(My original ranty review remains at the bottom, but let’s see if I can’t pull something more coherent together.)
I will start by saying I can see why others enjoyed this book. It’s intelligent with an interesting premise. The characters are unusual. The writing is not bad.
For me, however, this book pushed one button after another. I have a strong sense of what I think is “right” or “fair.” And I have a limited ability to move outside of those boundaries. There was a moment in this book when one of my personal triggers was pushed, and I actually thought about lighting the thing on fire.
However, in anything I read I look for a) a strong story, b) likable characters or c) great writing. Preferably all 3 of course. This book had none. The story was average. White bread. It lacked movement and growth. (I read one of the sleek NY City passages aloud to a New Yorker. She was unimpressed at the author’s absolutely Herculean efforts to show how metropolitan and urban she is.)
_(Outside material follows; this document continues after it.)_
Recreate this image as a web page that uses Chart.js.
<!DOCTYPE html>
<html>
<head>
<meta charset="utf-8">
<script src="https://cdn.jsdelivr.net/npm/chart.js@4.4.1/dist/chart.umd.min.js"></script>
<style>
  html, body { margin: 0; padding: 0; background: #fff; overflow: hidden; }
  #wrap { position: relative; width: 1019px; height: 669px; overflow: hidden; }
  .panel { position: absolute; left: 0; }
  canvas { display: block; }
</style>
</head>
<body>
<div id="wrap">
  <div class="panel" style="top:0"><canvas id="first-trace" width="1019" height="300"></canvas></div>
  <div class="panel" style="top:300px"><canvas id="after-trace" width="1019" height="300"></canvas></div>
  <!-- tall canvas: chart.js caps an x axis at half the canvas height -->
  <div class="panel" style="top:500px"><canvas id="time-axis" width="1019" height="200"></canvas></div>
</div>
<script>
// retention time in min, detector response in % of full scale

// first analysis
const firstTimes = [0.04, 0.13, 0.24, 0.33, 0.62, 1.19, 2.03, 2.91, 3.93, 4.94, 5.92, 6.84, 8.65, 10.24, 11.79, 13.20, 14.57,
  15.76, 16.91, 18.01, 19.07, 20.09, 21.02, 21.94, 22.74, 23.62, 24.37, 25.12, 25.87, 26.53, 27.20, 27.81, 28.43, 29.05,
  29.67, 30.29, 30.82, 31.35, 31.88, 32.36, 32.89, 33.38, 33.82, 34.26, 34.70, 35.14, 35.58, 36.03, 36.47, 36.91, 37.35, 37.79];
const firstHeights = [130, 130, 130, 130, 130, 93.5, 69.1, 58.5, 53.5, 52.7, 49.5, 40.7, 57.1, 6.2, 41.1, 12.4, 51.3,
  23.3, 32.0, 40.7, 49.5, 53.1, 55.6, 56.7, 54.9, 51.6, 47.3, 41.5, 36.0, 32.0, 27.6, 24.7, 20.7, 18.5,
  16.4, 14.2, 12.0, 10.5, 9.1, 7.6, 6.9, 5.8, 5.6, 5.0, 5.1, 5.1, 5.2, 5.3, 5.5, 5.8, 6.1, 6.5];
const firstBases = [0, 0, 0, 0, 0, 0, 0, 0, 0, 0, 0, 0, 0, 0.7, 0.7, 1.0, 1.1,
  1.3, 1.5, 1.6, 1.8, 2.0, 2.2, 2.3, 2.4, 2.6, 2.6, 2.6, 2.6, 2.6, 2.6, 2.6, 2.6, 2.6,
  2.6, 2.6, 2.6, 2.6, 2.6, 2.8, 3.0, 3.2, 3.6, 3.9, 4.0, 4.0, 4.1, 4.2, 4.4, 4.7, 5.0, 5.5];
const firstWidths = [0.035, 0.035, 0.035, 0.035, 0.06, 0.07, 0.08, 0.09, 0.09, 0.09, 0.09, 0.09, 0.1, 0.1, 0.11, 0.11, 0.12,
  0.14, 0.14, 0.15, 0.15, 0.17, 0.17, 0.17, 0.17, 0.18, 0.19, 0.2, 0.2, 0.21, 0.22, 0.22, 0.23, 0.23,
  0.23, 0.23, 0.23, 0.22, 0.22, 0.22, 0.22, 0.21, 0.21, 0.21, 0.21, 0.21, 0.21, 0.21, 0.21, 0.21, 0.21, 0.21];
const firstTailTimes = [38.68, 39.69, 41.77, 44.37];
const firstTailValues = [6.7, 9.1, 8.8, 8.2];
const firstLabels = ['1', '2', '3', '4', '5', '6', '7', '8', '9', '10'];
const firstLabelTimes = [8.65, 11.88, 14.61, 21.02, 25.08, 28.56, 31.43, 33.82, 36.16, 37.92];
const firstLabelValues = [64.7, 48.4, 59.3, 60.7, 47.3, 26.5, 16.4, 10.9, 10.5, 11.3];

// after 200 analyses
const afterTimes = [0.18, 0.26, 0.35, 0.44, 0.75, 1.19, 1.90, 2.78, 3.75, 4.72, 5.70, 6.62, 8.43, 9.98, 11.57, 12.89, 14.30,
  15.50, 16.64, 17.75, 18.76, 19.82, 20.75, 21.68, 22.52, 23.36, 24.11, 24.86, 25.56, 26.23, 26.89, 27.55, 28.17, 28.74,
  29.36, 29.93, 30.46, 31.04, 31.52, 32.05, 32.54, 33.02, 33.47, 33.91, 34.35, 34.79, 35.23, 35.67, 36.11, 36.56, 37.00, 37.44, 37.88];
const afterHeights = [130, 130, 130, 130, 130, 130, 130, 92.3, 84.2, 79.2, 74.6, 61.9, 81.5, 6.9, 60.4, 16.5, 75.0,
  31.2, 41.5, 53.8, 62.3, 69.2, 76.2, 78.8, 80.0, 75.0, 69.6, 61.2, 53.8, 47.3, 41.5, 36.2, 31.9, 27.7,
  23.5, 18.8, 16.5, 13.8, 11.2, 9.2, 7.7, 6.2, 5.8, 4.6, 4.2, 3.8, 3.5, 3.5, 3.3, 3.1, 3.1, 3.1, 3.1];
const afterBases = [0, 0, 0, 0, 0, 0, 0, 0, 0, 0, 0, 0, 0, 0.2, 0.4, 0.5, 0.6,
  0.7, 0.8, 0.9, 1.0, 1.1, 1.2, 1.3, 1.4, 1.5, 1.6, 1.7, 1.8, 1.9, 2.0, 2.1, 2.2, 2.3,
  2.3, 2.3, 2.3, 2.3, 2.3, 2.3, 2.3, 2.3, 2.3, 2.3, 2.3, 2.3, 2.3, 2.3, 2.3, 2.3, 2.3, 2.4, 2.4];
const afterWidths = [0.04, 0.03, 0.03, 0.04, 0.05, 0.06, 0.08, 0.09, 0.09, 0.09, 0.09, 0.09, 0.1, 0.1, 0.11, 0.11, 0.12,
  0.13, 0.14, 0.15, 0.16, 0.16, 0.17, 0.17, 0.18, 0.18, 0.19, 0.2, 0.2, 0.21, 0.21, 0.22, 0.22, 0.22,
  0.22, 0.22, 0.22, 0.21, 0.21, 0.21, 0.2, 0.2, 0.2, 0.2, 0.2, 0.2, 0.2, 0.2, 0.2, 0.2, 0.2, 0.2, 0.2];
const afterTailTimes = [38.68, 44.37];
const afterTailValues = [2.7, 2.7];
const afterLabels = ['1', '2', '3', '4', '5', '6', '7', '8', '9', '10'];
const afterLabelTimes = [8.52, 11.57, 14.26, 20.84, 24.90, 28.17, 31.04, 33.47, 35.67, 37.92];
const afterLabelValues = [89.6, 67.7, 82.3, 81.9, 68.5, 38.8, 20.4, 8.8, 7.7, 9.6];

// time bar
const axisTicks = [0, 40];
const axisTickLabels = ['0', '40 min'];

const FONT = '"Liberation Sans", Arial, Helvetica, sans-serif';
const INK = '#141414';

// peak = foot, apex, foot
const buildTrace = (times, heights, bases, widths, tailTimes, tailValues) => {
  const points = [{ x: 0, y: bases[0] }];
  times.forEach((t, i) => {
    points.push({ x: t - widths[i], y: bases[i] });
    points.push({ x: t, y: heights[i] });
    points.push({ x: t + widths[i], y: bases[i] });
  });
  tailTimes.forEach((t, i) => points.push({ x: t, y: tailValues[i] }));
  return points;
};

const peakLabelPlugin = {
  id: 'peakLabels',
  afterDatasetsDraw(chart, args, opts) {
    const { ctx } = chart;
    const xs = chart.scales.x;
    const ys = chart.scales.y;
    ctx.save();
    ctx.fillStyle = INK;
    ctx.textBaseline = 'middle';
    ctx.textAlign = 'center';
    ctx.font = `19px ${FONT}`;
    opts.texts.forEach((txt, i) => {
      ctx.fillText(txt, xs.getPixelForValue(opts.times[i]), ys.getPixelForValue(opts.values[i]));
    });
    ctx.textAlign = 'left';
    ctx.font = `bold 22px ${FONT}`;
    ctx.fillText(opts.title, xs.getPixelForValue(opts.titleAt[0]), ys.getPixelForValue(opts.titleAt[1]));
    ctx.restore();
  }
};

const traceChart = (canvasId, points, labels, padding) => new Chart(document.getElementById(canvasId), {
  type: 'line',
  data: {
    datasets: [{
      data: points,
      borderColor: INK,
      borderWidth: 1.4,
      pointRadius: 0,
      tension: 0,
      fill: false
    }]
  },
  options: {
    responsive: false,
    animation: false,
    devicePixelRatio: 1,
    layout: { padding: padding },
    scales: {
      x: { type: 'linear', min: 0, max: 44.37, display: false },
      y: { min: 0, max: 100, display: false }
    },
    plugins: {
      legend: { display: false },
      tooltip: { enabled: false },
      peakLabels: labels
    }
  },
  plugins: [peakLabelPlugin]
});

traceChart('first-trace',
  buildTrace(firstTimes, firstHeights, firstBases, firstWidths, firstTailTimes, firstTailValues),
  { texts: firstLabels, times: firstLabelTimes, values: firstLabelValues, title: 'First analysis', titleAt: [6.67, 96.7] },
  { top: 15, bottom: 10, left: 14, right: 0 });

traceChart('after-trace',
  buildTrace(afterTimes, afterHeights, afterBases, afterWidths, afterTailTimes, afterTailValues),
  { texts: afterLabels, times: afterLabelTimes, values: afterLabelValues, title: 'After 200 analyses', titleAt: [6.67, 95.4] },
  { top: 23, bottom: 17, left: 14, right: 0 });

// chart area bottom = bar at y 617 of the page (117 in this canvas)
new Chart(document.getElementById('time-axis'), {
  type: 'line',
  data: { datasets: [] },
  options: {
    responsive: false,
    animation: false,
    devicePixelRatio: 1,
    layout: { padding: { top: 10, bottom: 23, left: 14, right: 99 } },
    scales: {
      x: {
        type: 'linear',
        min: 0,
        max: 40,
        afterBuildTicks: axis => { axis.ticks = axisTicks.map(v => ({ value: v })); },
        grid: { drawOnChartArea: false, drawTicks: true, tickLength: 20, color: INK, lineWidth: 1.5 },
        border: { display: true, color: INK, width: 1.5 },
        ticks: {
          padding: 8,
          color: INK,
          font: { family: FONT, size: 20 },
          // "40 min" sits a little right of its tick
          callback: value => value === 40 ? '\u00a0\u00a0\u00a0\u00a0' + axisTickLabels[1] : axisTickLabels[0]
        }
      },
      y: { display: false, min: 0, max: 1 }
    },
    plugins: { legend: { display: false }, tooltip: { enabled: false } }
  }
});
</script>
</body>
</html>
I can respect a story with bite. I can enjoy some awful characters. But to be slowly bludgeoned to death by the plight of a gaggle of narcissistic, destructive human-locusts was too much.
I hated this over-hyped glob of First World Problems! Jesus Christ it was bad.
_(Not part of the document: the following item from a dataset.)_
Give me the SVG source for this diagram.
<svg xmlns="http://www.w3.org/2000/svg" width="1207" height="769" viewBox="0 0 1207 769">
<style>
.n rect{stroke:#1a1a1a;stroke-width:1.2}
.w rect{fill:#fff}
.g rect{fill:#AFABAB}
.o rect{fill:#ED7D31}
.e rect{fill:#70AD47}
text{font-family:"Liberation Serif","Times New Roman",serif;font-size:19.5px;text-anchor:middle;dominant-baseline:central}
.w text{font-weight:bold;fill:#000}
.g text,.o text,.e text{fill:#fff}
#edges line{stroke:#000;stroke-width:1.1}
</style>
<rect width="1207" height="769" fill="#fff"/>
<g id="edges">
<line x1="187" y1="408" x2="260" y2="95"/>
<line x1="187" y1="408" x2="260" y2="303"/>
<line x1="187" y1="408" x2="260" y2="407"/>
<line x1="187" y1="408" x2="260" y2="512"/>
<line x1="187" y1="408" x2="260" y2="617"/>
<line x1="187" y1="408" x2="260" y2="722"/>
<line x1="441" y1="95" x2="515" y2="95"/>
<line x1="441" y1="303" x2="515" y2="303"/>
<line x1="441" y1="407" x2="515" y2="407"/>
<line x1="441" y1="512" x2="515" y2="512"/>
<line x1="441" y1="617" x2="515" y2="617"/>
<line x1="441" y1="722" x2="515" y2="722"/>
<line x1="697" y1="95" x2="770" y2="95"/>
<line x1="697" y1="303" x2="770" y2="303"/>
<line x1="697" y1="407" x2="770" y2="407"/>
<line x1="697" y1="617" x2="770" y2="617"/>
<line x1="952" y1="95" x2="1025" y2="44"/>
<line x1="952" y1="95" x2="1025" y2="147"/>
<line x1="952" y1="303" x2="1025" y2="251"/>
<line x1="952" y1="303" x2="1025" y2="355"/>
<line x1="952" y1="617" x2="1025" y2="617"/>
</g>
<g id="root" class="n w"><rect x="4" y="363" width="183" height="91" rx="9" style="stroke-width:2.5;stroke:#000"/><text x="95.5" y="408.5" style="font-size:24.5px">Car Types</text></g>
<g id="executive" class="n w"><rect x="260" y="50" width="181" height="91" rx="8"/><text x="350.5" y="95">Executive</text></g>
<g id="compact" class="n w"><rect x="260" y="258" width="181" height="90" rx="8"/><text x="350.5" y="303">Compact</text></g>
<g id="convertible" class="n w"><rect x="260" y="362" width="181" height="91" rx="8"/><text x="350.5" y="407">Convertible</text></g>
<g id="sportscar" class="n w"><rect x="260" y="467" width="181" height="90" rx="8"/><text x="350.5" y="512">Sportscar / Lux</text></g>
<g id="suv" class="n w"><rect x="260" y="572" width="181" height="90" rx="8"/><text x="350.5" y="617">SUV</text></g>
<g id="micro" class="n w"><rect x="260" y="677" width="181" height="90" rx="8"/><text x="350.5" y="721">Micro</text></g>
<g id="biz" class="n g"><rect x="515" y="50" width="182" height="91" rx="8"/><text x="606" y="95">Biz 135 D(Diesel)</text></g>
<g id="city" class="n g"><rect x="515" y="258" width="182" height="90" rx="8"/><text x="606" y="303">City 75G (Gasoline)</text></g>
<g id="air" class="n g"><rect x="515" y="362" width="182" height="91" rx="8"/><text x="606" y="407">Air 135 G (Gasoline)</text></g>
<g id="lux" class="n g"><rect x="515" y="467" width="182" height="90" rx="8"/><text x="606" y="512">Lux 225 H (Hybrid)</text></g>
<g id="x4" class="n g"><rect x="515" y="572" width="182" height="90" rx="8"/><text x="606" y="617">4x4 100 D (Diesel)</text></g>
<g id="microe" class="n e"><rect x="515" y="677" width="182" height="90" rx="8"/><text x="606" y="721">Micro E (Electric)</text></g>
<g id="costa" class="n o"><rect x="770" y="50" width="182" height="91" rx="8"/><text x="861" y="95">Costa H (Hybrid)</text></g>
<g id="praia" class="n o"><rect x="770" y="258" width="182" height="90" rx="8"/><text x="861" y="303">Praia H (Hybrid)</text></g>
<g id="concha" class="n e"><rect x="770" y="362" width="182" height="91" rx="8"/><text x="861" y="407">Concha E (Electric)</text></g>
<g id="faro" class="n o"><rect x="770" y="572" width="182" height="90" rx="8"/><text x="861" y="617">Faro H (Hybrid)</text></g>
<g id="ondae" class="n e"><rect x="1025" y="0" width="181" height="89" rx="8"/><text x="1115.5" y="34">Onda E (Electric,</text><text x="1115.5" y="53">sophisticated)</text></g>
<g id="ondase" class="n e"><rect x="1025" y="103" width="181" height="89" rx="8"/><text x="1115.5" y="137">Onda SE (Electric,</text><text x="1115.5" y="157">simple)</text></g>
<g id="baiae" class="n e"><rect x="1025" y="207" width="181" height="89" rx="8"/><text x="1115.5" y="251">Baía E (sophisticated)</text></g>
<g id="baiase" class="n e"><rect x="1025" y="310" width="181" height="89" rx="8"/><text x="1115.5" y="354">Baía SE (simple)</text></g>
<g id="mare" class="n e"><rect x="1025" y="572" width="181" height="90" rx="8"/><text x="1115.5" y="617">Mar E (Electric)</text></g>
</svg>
Premise – 4 rich shitheads depend on a future inheritance to fuel their horrible decision-making and selfish rampages. AND THEN THEY WHINE ABOUT!
I cannot abide the myopic, self-obsessed, poor-me blatherings of a bunch of rich white people who are sad they aren’t richer. Dude. People suffer. Starve. Beat each other to death. Don’t have a safe place to sleep with their children. And every trite, boring, WASPish complaint shoved down my throat in this too-long, crowded (I’m fairly certain GoT has less characters), meandering, self-important tome made me sadder for people who didn’t choose the awful fate they’ve been dealt.
I can understand why people like this book. There’s a very hip New York vibe totally crammed down your throat. And I think someone more mature or from a different walk of life may connect with these characters. But it got to a point where reading this was like sandpaper on a sunburn. Excruciating.